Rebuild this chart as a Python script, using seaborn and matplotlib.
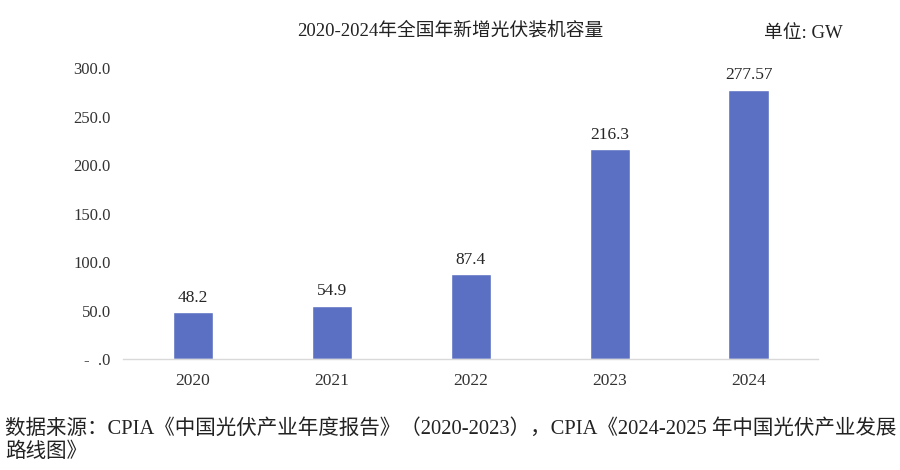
import matplotlib
matplotlib.use('Agg')
import matplotlib.pyplot as plt
import seaborn as sns
import pandas as pd

years = ['2020', '2021', '2022', '2023', '2024']
capacity = [48.2, 54.9, 87.4, 216.3, 277.57]
value_labels = ['48.2', '54.9', '87.4', '216.3', '277.57']
yticks = [0, 50, 100, 150, 200, 250, 300]
ytick_labels = ['-  .0', '50.0', '100.0', '150.0', '200.0', '250.0', '300.0']

sns.set_theme(style='white')
plt.rcParams['font.family'] = ['Liberation Serif', 'Noto Sans CJK SC', 'DejaVu Sans']

df = pd.DataFrame({'year': years, 'capacity': capacity})

fig = plt.figure(figsize=(9, 4.7), dpi=100)
ax = fig.add_axes([0.137, 0.236, 0.772, 0.619])
sns.barplot(data=df, x='year', y='capacity', color='#5B70C3', width=0.29,
            saturation=1, ax=ax)

for i, lab in enumerate(value_labels):
    ax.text(i, capacity[i] + 7, lab, ha='center', va='bottom', fontsize=12.5,
            color='#262626')

ax.set_ylim(0, 300)
ax.set_xlim(-0.5, 4.5)
ax.set_yticks(yticks)
ax.set_yticklabels(ytick_labels)
ax.tick_params(axis='y', labelsize=12, colors='#333333', length=0, pad=9)
ax.tick_params(axis='x', labelsize=12.5, colors='#333333', length=0, pad=10)
ax.set_xlabel('')
ax.set_ylabel('')
for s in ['top', 'right', 'left']:
    ax.spines[s].set_visible(False)
ax.spines['bottom'].set_color('#d9d9d9')
ax.spines['bottom'].set_linewidth(1)

fig.text(0.5, 0.935, '2020-2024年全国年新增光伏装机容量', ha='center', va='center',
         fontsize=13.5, color='#222222')
fig.text(0.849, 0.928, '单位: GW', ha='left', va='center', fontsize=13.5,
         color='#222222')
fig.text(0.006, 0.088, '数据来源：CPIA《中国光伏产业年度报告》（2020-2023），CPIA《2024-2025 年中国光伏产业发展',
         ha='left', va='center', fontsize=14.8, color='#222222')
fig.text(0.006, 0.037, '路线图》', ha='left', va='center', fontsize=14.8,
         color='#222222')

fig.savefig('out.png', dpi=100)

● Given task
Please reproduce the listing exactly from its opening line through the line that contains "color='#262626')", both included, with all pictures omitted.

● Exercise output
Rebuild this chart as a Python script, using seaborn and matplotlib.
import matplotlib
matplotlib.use('Agg')
import matplotlib.pyplot as plt
import seaborn as sns
import pandas as pd

years = ['2020', '2021', '2022', '2023', '2024']
capacity = [48.2, 54.9, 87.4, 216.3, 277.57]
value_labels = ['48.2', '54.9', '87.4', '216.3', '277.57']
yticks = [0, 50, 100, 150, 200, 250, 300]
ytick_labels = ['-  .0', '50.0', '100.0', '150.0', '200.0', '250.0', '300.0']

sns.set_theme(style='white')
plt.rcParams['font.family'] = ['Liberation Serif', 'Noto Sans CJK SC', 'DejaVu Sans']

df = pd.DataFrame({'year': years, 'capacity': capacity})

fig = plt.figure(figsize=(9, 4.7), dpi=100)
ax = fig.add_axes([0.137, 0.236, 0.772, 0.619])
sns.barplot(data=df, x='year', y='capacity', color='#5B70C3', width=0.29,
            saturation=1, ax=ax)

for i, lab in enumerate(value_labels):
    ax.text(i, capacity[i] + 7, lab, ha='center', va='bottom', fontsize=12.5,
            color='#262626')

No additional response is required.